What they might have done, if circumstances had been less unfavourable, and if the way of progress had been free before them, cannot be conjectured. As it was, all things contributed to the decline of intellectual energy in Italy. The distracting wars of half a century told more heavily upon the literati, who depended for their very existence upon the liberality of patrons, than on any other section of the people. What miseries they endured in Lombardy may be gathered from the prefaces and epistles of Aldus Manutius; while the blow inflicted on them by the sack of Rome is vividly described by Valeriano.[525] When comparative peace was restored, liberty had been extinguished. Florence, the stronghold of liberal learning, was enslaved. Scholarship no less than art suffered from the loss of political independence. Rome, terror-stricken by the Reformation, turned with rage against the very studies she had helped to stimulate. The engines of the Inquisition, wielded with all the mercilessness of panic by men who had the sombre cruelty of Spain to back them up, destroyed the germs of life in science and philosophy.

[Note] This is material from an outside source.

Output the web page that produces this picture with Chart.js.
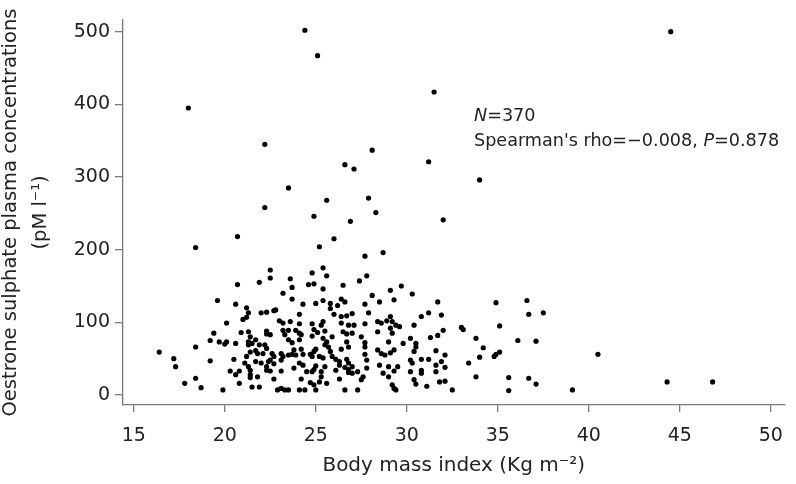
<!DOCTYPE html>
<html>
<head>
<meta charset="utf-8">
<script src="https://cdn.jsdelivr.net/npm/chart.js@4.4.1/dist/chart.umd.min.js"></script>
<style>
html,body{margin:0;padding:0;background:#ffffff;}
#wrap{width:796px;height:484px;}
</style>
</head>
<body>
<div id="wrap"><canvas id="c" width="796" height="484"></canvas></div>
<script>
// ---- data ----
const bmi = [
  // sparse upper points
  24.4,25.1,31.5,18.0,22.2,28.1,26.6,27.1,31.2,23.5,22.2,25.6,27.9,24.9,28.3,26.9,32.0,44.5,34.0,
  // 100-220 band, left
  20.7,18.4,22.5,22.5,21.9,20.7,23.2,19.6,20.6,21.2,21.3,22.0,22.3,22.7,22.8,
  // 100-220 band, middle
  26.0,25.2,27.7,28.7,25.4,24.8,25.6,27.8,27.4,23.6,23.7,24.6,24.9,25.4,26.5,29.7,29.1,30.3,28.1,23.7,
  24.3,25.0,25.4,25.8,25.8,26.2,26.4,26.6,27.7,28.5,29.3,24.1,26.0,27.0,27.9,31.2,31.7,
  // 100-140 band, right
  34.9,36.6,36.7,37.5,31.9,
  // lower right
  32.0,31.7,33.0,33.1,35.1,33.8,36.1,37.1,34.2,31.6,32.1,34.0,34.8,34.9,35.1,31.9,31.6,32.1,33.4,31.6,
  33.8,35.6,36.7,37.1,31.8,32.1,32.5,35.6,39.1,
  40.5,44.3,46.8,
  // lower left
  21.0,21.2,20.1,23.0,23.2,19.4,20.9,21.3,21.4,21.3,22.3,22.3,22.5,23.2,23.3,19.2,19.7,20.0,
  20.1,20.6,18.4,16.4,21.3,21.5,21.7,21.9,22.2,22.3,21.4,21.7,21.8,22.1,21.2,22.6,22.7,22.5,23.1,23.1,
  23.2,17.2,19.2,20.5,21.1,21.3,21.7,22.0,22.3,22.4,22.7,17.3,20.3,20.8,21.4,22.3,22.5,23.1,20.6,21.4,
  21.4,21.8,18.4,17.8,22.7,20.8,18.7,19.9,21.5,21.9,22.9,23.1,23.3,
  // lower middle
  26.4,26.7,29.1,30.8,23.6,23.5,24.1,24.8,25.4,25.3,26.4,26.8,27.1,27.7,28.4,
  28.6,28.9,29.2,29.4,29.6,30.4,23.9,24.1,24.2,24.9,25.1,25.5,26.5,26.7,27.0,
  28.4,29.1,29.2,23.5,23.7,24.1,24.8,25.4,25.6,25.5,25.9,26.7,27.5,27.7,29.0,
  29.8,30.2,30.5,30.5,31.3,23.8,24.2,24.9,25.0,25.7,25.8,26.4,26.8,27.7,28.4,
  30.4,23.5,23.7,23.9,24.3,24.7,24.8,25.2,25.4,25.9,26.1,26.3,26.7,26.8,27.7,
  27.8,28.8,29.1,29.3,28.6,30.2,30.3,30.8,31.2,24.1,24.3,23.8,24.9,25.0,25.5,
  26.3,26.6,26.8,27.0,27.3,27.8,28.5,29.0,29.3,29.5,30.8,24.5,24.8,25.3,26.1,
  26.8,27.0,28.7,29.0,30.2,27.6,27.5,25.3,25.2,24.2,26.3,24.7,24.9,25.6,29.2,
  29.3,29.4,30.4,30.5,31.1,30.8,24.1,24.4,25.0,26.6,27.3,23.5
];
const oestroneSulphate = [
  502,467,417,395,345,337,317,311,321,285,258,268,271,246,251,239,241,500,296,
  218,203,172,161,155,152,140,130,125,120,113,113,114,116,117,
  215,204,191,196,175,168,164,164,157,160,148,152,153,146,151,150,144,139,137,132,
  125,126,130,126,119,123,132,128,125,128,131,111,111,112,113,113,128,
  127,130,111,113,110,
  89,82,93,90,95,78,75,74,65,61,55,52,53,56,59,46,41,38,44,32,
  25,24,23,15,18,19,7,6,7,
  56,18,18,
  104,107,99,102,99,85,86,87,80,73,88,84,83,89,83,75,73,70,
  73,71,66,59,69,71,76,69,69,64,59,61,57,57,53,57,53,48,57,48,
  53,50,47,49,44,39,46,44,39,46,43,39,33,33,34,34,33,33,28,28,
  24,25,23,16,22,16,10,7,11,11,7,9,7,
  108,109,108,108,101,89,98,98,101,96,99,96,96,98,101,
  99,102,101,96,94,96,89,85,83,90,86,88,87,84,85,
  87,92,85,76,72,76,81,78,73,69,80,73,80,72,73,
  71,78,71,66,79,62,63,60,63,66,60,63,66,66,62,
  60,55,56,55,56,56,53,53,51,53,49,46,49,44,56,
  48,55,58,62,57,48,44,49,49,44,41,37,35,40,39,
  41,38,35,39,32,37,41,39,33,39,34,32,32,32,34,
  31,30,30,25,32,25,21,25,18,22,22,17,14,16,14,
  9,7,21,15,12,30,7,7,7,7,7,7
];
const xTicks = [15,20,25,30,35,40,45,50];
const yTicks = [0,100,200,300,400,500];
const xTitle = 'Body mass index (Kg m\u207B\u00B2)';
const yTitle = ['Oestrone sulphate plasma concentrations', '(pM l\u207B\u00B9)'];
const statN = '370';
const statRho = '\u22120.008';
const statP = '0.878';

const FONT = '"DejaVu Sans", "Liberation Sans", Arial, sans-serif';
const TEXT = '#222222';
const AXIS = '#7a7a7a';

const annotation = {
  id: 'annotation',
  afterDraw(chart) {
    const ctx = chart.ctx;
    const x0 = chart.chartArea.left + 351;
    const y0 = chart.chartArea.top + 96;
    const size = 17.6;
    const put = (parts, x, y) => {
      let cx = x;
      for (const [t, italic] of parts) {
        ctx.font = (italic ? 'italic ' : '') + size + 'px ' + FONT;
        ctx.fillText(t, cx, y);
        cx += ctx.measureText(t).width;
      }
    };
    ctx.save();
    ctx.fillStyle = TEXT;
    ctx.textBaseline = 'middle';
    ctx.textAlign = 'left';
    put([['N', true], ['=' + statN, false]], x0, y0);
    put([["Spearman's rho=" + statRho + ', ', false], ['P', true], ['=' + statP, false]], x0, y0 + 25);
    ctx.restore();
  }
};

const points = bmi.map((v, i) => ({ x: v, y: oestroneSulphate[i] }));

new Chart(document.getElementById('c'), {
  type: 'scatter',
  data: {
    datasets: [{
      data: points,
      pointRadius: 2.6,
      pointHoverRadius: 2.6,
      pointBackgroundColor: '#000000',
      pointBorderWidth: 0,
      borderWidth: 0
    }]
  },
  options: {
    responsive: false,
    animation: false,
    devicePixelRatio: 1,
    layout: { padding: { top: 20, right: 0, bottom: 0, left: 0 } },
    plugins: { legend: { display: false }, tooltip: { enabled: false } },
    scales: {
      x: {
        type: 'linear',
        min: 14.41,
        max: 50.75,
        afterBuildTicks: s => { s.ticks = xTicks.map(v => ({ value: v })); },
        afterFit: s => { s.height = 79; },
        grid: { drawOnChartArea: false, drawTicks: true, tickLength: 7, color: AXIS, tickColor: AXIS, lineWidth: 1.3 },
        border: { display: true, color: AXIS, width: 1.3 },
        ticks: { padding: 13, color: TEXT, font: { family: FONT, size: 19 }, maxRotation: 0, autoSkip: false },
        title: { display: true, text: xTitle, color: TEXT, font: { family: FONT, size: 20 }, padding: { top: 0, bottom: 6 } }
      },
      y: {
        type: 'linear',
        min: -13.8,
        max: 516.1,
        afterBuildTicks: s => { s.ticks = yTicks.map(v => ({ value: v })); },
        afterFit: s => { s.width = 123; },
        grid: { drawOnChartArea: false, drawTicks: true, tickLength: 8, color: AXIS, tickColor: AXIS, lineWidth: 1.3 },
        border: { display: true, color: AXIS, width: 1.3 },
        ticks: { padding: 5, color: TEXT, font: { family: FONT, size: 19 }, autoSkip: false },
        title: { display: true, text: yTitle, color: TEXT, font: { family: FONT, size: 19.5, lineHeight: '30px' }, padding: { top: -4, bottom: 0 } }
      }
    }
  },
  plugins: [annotation]
});
</script>
</body>
</html>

To some extent, again, the Italian scholars had prepared their own suicide by tending more and more to subtleties of taste and affectations of refinement. The purism of the sixteenth century was itself a sort of etiolation, and the puerilities of the academies distracted even able men from serious studies. It was one of the inevitable drawbacks of humanism that the new culture separated men of letters from the nation. Dante and the wool-carders of the fourteenth century understood each other; there was then no thick veil of erudition between the teacher and the taught. But neither Bembo nor Pomponazzi had anything to say that could be comprehended by the common folk. Therefore scholarship was left in mournful isolation; suspected, when it passed from trifles to grave speculations, by the Church; viewed with indifference by the people; unsustained by any sympathy, and, what was worse, without a programme or a watchword. The thinkers, whose biography belongs to the history of the Counter-Reformation in Italy, were all solitary men, voices crying in the wilderness with none to listen, bound together by no common bond, unnoticed by the nation, extinguished singly on the scaffold by an ever-watchful league of tyrants spiritual and political.

Before the end of the sixteenth century Greek had almost ceased to be studied in Italy. This was the sign of intellectual death. All that was virile in humanism fled beyond the Alps. This transference of intellectual supremacy from Italy to Germany was speedily accomplished. 'When I was a boy,' said Erasmus,[526] 'sound letters had begun to revive among the Italians; but by reason of the printer's art being as yet undiscovered or known to few, no books had reached us, and in the deep tranquillity of dulness there reigned a set of men who taught in all our towns the most illiterate learning. Rodolph Agricola was the first to bring to us from Italy some breath of a superior culture.' Again, he says of Italy, 'In that land, where even the very walls are both more learned and more eloquent than men with us; so that what here seems beautifully said, and elegant and full of charm, cannot be held for aught but clumsy, stupid, and uncultivated there.' Less than half a century after Erasmus had gained the right to hold the balance thus between the nations of the North and South—that is, in 1540 or thereabouts—Paolo Giovio, at the close of his 'Elogia Literaria,' while speaking of the Germans, felt obliged to confess that 'not only Latin letters, to our disgrace, but Greek and Hebrew also have passed into their territory by a fatal simultaneous migration.'

Thus Italy, after receiving the lamp of learning from the dying hands of Hellas, in the days of her own freedom, now, in the time of her adversity and ruin, gave it to the nations of the North. Her work was ended. Three centuries of increasing decrepitude, within our recent memory at length most happily surmounted, were before her. Can history, we wonder, furnish a spectacle more pathetic than that of the protagonist of spiritual liberty falling uneasily asleep beneath the footstool of the Spaniard and the churchman, while the races who had trampled her to death went on rejoicing in the light and culture she had won by centuries of toil? This is the tragic aspect of the subject which has occupied us through the present volume. At the conclusion of the whole matter it is, however, more profitable to remember, not the intellectual death of Italy, but what she wrought in that bright period of her vigour. She was the divinely appointed birthplace of the modern spirit, the workshop of knowledge for all Europe, our mistress in the arts and sciences, the Alma Mater of our student years, the well-spring of mental freedom and activity after ages of stagnation. If greater philosophers have since been produced by Germany and France and England, greater scholars, greater men of science, greater poets even, and greater pioneers of progress in the lands divined by Christopher Columbus beyond the seas—this must not blind us to the truth that at the very outset of the era in which we live and play our parts, Italy embraced all philosophy, all scholarship, all science, all art, all discovery, alone. Such is the Lampadephoria, or torch-race, of the nations. Greece stretches forth her hand to Italy; Italy consigns the sacred fire to Northern Europe; the people of the North pass on the flame to America, to India, and the Australasian isles.